Final Bracket Visualization by Scuttlemonkey on data.world

8. Sports Viz Sundays 2018

A growing community on data.world, the SportsVizSunday crew are working hard to help people improve their visualization skills through the appreciation of all kinds of different sports stats. This includes everything from Formula 1 to NBA and Boxing. Drop by one of these weeks and try your hand at building a new and unique sports viz!

UEFA Champions League by jbaucke on data.world

7. Chicago Crime Dataset

While there wasn’t a ton of information around provenance or methodology, this Chicago Crime Dataset proved to be a very interesting, and robust, dataset to play with. Weighing in at almost 350,000 rows with tons of detail it could be a great resource for those who are wishing to stretch their data science chops a bit. Take a look and let the author know what you think in the comments!

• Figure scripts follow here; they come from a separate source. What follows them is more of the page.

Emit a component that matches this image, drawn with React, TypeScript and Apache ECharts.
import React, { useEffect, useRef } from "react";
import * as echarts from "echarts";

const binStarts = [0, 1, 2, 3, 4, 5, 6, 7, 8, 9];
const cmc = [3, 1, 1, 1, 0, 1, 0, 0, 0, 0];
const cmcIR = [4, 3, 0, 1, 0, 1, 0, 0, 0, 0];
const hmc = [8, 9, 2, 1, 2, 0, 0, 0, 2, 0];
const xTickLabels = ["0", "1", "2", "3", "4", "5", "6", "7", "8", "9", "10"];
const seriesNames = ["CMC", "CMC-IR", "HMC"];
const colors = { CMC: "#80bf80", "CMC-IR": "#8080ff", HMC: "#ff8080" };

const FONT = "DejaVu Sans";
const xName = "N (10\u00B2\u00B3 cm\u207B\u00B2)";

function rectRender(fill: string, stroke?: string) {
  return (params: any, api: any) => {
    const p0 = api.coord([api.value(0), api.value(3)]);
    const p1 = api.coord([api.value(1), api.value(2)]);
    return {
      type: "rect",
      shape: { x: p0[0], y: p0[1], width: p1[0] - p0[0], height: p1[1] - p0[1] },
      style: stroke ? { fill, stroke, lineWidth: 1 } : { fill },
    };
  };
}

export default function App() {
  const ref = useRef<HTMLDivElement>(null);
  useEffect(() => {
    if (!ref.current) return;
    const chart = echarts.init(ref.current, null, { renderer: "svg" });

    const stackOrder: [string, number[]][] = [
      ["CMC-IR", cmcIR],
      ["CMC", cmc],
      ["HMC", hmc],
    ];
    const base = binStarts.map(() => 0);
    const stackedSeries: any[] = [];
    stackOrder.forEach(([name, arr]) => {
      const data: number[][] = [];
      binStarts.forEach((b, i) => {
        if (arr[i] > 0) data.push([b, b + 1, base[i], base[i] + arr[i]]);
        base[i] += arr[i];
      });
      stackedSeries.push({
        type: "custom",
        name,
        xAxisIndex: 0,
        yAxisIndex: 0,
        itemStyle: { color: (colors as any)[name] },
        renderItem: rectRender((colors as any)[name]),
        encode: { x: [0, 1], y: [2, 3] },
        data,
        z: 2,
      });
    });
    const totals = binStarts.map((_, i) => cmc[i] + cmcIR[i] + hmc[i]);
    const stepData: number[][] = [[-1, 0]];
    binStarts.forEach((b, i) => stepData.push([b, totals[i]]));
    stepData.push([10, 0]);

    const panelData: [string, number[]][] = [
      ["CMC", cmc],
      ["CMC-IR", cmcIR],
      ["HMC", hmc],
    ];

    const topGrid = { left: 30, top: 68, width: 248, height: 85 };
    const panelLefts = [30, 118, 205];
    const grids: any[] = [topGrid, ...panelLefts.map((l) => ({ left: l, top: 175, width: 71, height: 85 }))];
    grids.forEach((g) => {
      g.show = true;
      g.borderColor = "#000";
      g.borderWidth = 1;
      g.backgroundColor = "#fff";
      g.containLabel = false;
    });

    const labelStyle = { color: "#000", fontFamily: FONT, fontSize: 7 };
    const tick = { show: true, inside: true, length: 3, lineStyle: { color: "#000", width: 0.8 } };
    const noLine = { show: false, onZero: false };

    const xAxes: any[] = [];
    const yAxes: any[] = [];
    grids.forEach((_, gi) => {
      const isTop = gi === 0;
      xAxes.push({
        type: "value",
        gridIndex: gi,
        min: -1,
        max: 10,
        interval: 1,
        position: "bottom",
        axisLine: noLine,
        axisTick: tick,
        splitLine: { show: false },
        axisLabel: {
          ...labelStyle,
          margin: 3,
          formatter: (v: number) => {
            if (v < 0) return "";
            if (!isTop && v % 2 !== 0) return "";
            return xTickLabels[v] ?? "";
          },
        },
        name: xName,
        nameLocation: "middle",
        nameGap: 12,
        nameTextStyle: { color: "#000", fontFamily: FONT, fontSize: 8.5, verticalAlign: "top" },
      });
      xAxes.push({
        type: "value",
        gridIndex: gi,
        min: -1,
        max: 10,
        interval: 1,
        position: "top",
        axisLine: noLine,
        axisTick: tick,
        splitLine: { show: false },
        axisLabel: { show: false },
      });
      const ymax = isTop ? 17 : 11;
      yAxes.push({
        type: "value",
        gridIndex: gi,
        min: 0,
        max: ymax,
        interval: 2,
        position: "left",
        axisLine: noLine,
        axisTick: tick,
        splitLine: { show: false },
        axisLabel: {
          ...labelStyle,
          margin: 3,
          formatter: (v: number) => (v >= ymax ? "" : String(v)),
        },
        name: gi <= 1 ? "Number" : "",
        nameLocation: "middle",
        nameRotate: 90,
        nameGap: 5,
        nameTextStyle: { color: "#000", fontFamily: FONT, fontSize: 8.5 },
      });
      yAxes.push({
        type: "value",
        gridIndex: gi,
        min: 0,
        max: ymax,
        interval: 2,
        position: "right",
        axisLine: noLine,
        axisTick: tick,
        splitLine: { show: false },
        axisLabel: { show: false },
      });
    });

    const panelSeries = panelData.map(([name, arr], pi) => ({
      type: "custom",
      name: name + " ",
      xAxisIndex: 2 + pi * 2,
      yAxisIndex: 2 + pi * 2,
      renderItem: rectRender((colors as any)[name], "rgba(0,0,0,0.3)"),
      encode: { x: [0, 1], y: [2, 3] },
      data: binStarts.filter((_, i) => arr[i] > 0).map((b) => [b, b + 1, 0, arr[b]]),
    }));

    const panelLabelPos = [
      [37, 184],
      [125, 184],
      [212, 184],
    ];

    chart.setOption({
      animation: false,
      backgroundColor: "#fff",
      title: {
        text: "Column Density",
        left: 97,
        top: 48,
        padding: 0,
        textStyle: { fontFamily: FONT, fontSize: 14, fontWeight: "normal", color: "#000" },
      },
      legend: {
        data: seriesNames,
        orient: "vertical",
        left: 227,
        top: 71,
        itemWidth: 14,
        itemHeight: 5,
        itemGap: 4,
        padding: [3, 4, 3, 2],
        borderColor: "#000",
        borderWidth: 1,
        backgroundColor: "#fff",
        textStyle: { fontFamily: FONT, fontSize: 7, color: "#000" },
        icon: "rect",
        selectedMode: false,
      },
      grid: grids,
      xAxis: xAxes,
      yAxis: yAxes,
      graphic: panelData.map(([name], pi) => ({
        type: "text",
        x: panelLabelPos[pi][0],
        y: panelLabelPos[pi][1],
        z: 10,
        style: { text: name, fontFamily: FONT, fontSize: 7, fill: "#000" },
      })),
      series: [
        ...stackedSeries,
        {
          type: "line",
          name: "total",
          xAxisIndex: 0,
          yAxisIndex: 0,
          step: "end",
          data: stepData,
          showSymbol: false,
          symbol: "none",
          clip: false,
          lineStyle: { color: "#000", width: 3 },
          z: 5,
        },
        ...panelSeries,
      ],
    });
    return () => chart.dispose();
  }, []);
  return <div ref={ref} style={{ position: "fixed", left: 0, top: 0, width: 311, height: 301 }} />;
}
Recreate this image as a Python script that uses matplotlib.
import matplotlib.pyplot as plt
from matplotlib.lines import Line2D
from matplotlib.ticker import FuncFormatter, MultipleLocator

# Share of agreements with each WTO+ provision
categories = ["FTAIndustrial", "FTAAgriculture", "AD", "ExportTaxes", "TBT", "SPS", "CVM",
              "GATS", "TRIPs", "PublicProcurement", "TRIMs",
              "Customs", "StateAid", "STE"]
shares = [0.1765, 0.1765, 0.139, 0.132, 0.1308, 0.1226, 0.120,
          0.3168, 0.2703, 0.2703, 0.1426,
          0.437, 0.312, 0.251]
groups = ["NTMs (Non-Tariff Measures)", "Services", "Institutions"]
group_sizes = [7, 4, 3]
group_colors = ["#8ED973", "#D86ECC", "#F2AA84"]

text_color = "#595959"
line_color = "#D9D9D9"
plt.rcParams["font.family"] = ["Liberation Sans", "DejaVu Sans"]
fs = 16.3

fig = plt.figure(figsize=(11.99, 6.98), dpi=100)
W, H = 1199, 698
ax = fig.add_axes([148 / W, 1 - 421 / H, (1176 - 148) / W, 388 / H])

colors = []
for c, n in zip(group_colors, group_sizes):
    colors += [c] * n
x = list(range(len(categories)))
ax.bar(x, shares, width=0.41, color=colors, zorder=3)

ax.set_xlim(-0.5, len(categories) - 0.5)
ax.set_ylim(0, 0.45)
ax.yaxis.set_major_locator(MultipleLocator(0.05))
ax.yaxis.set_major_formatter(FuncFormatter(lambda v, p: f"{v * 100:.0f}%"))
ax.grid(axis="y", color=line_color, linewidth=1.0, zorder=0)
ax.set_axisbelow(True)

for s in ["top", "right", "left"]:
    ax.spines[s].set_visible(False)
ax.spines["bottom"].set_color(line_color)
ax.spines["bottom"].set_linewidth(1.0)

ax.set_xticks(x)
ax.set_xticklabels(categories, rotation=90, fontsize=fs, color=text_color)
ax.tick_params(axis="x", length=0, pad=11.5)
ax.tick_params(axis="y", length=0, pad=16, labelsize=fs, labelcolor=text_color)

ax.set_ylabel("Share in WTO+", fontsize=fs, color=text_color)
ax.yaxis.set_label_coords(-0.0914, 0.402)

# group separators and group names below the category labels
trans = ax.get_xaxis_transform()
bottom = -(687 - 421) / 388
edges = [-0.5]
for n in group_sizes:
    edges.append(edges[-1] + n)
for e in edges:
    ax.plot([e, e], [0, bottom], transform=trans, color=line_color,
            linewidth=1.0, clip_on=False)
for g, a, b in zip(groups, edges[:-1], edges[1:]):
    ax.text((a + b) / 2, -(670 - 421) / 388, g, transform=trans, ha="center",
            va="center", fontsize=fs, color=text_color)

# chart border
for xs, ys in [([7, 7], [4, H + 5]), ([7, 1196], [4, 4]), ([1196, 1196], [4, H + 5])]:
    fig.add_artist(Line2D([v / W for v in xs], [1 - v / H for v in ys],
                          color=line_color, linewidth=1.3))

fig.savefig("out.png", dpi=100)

6. Citylab Congressional Density Index

This is a really interesting dataset that includes not only the data, but some informative R scripts and visualizations. Citylab classified every US Congressional district based on the density of neighborhoods contained. They also included their methodology if you’d like to dig even deeper.

2010 CityLab CDI Map with GOP Pickups visualization by David H. Montgomery on data.world

5. INC 5000 2018

INC Magazine continues to publish tons of really interesting content. In this case they have published the data behind their top 5000 fastest growing companies. The file includes Name, State, revenue and many other salient details. Should be a great resource if you are looking for corporate data.

Inc. 5000 Full List

4. Social Media Bot Detection by Paragon Science

There has been a lot of discussion about how large groups of automated accounts (bots) on social media may have had an impact, or propagated disinformation, on current events. This includes everything from the 2016 US Presidential election to sentiment around the NFL. Dr. Steve Kramer has applied techniques from complexity theory, network graph analysis, and others to take a really detailed look at this phenomena. For more on his methodology you can read his piece on O’Reilly.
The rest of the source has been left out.